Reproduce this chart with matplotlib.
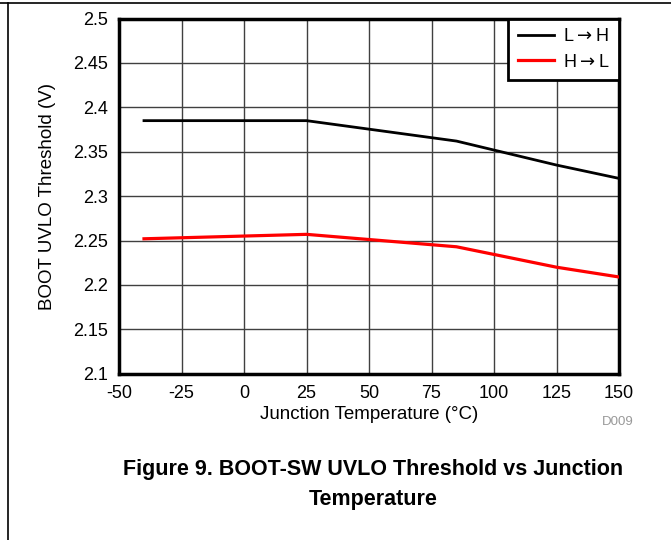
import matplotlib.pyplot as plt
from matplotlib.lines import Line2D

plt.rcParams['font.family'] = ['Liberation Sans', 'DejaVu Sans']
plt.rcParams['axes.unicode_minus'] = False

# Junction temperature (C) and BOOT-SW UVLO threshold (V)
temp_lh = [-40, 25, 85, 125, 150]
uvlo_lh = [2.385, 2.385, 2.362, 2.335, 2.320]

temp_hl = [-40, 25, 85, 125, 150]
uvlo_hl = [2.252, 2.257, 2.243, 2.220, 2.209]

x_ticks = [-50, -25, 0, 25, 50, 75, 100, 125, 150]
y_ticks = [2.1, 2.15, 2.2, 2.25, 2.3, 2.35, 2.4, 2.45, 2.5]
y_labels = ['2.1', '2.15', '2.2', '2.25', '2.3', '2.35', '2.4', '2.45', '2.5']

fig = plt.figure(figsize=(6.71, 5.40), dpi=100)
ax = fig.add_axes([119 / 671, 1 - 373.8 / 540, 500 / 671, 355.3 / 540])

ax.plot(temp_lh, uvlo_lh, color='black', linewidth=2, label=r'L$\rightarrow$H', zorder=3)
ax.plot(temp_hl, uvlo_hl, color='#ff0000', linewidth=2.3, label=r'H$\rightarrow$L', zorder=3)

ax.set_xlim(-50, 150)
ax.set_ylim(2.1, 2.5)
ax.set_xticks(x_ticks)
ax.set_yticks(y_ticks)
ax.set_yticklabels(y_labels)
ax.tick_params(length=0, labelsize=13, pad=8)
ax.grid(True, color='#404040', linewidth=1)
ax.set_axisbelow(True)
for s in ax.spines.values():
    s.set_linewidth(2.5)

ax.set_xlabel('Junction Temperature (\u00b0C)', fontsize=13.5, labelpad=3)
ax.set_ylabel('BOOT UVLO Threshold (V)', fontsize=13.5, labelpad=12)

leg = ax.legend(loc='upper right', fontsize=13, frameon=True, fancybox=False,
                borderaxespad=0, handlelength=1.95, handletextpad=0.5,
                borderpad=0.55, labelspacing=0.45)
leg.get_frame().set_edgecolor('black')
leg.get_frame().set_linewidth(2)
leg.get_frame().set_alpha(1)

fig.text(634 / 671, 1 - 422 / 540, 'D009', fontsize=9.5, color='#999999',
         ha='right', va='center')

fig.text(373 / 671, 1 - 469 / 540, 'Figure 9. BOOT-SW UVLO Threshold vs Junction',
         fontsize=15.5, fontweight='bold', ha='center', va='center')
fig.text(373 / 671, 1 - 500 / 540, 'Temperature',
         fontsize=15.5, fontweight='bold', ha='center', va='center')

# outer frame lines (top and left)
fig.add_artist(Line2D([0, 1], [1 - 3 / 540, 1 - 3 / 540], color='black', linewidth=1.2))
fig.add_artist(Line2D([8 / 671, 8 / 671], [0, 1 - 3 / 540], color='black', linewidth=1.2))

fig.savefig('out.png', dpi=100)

* **WHAT TO DO**
Only lines belong in the copy: transcribe those from the start of the data through the line that contains "ha='right', va='center')", and skip the pictures.

* **RESPONSE BELOW**
Reproduce this chart with matplotlib.
import matplotlib.pyplot as plt
from matplotlib.lines import Line2D

plt.rcParams['font.family'] = ['Liberation Sans', 'DejaVu Sans']
plt.rcParams['axes.unicode_minus'] = False

# Junction temperature (C) and BOOT-SW UVLO threshold (V)
temp_lh = [-40, 25, 85, 125, 150]
uvlo_lh = [2.385, 2.385, 2.362, 2.335, 2.320]

temp_hl = [-40, 25, 85, 125, 150]
uvlo_hl = [2.252, 2.257, 2.243, 2.220, 2.209]

x_ticks = [-50, -25, 0, 25, 50, 75, 100, 125, 150]
y_ticks = [2.1, 2.15, 2.2, 2.25, 2.3, 2.35, 2.4, 2.45, 2.5]
y_labels = ['2.1', '2.15', '2.2', '2.25', '2.3', '2.35', '2.4', '2.45', '2.5']

fig = plt.figure(figsize=(6.71, 5.40), dpi=100)
ax = fig.add_axes([119 / 671, 1 - 373.8 / 540, 500 / 671, 355.3 / 540])

ax.plot(temp_lh, uvlo_lh, color='black', linewidth=2, label=r'L$\rightarrow$H', zorder=3)
ax.plot(temp_hl, uvlo_hl, color='#ff0000', linewidth=2.3, label=r'H$\rightarrow$L', zorder=3)

ax.set_xlim(-50, 150)
ax.set_ylim(2.1, 2.5)
ax.set_xticks(x_ticks)
ax.set_yticks(y_ticks)
ax.set_yticklabels(y_labels)
ax.tick_params(length=0, labelsize=13, pad=8)
ax.grid(True, color='#404040', linewidth=1)
ax.set_axisbelow(True)
for s in ax.spines.values():
    s.set_linewidth(2.5)

ax.set_xlabel('Junction Temperature (\u00b0C)', fontsize=13.5, labelpad=3)
ax.set_ylabel('BOOT UVLO Threshold (V)', fontsize=13.5, labelpad=12)

leg = ax.legend(loc='upper right', fontsize=13, frameon=True, fancybox=False,
                borderaxespad=0, handlelength=1.95, handletextpad=0.5,
                borderpad=0.55, labelspacing=0.45)
leg.get_frame().set_edgecolor('black')
leg.get_frame().set_linewidth(2)
leg.get_frame().set_alpha(1)

fig.text(634 / 671, 1 - 422 / 540, 'D009', fontsize=9.5, color='#999999',
         ha='right', va='center')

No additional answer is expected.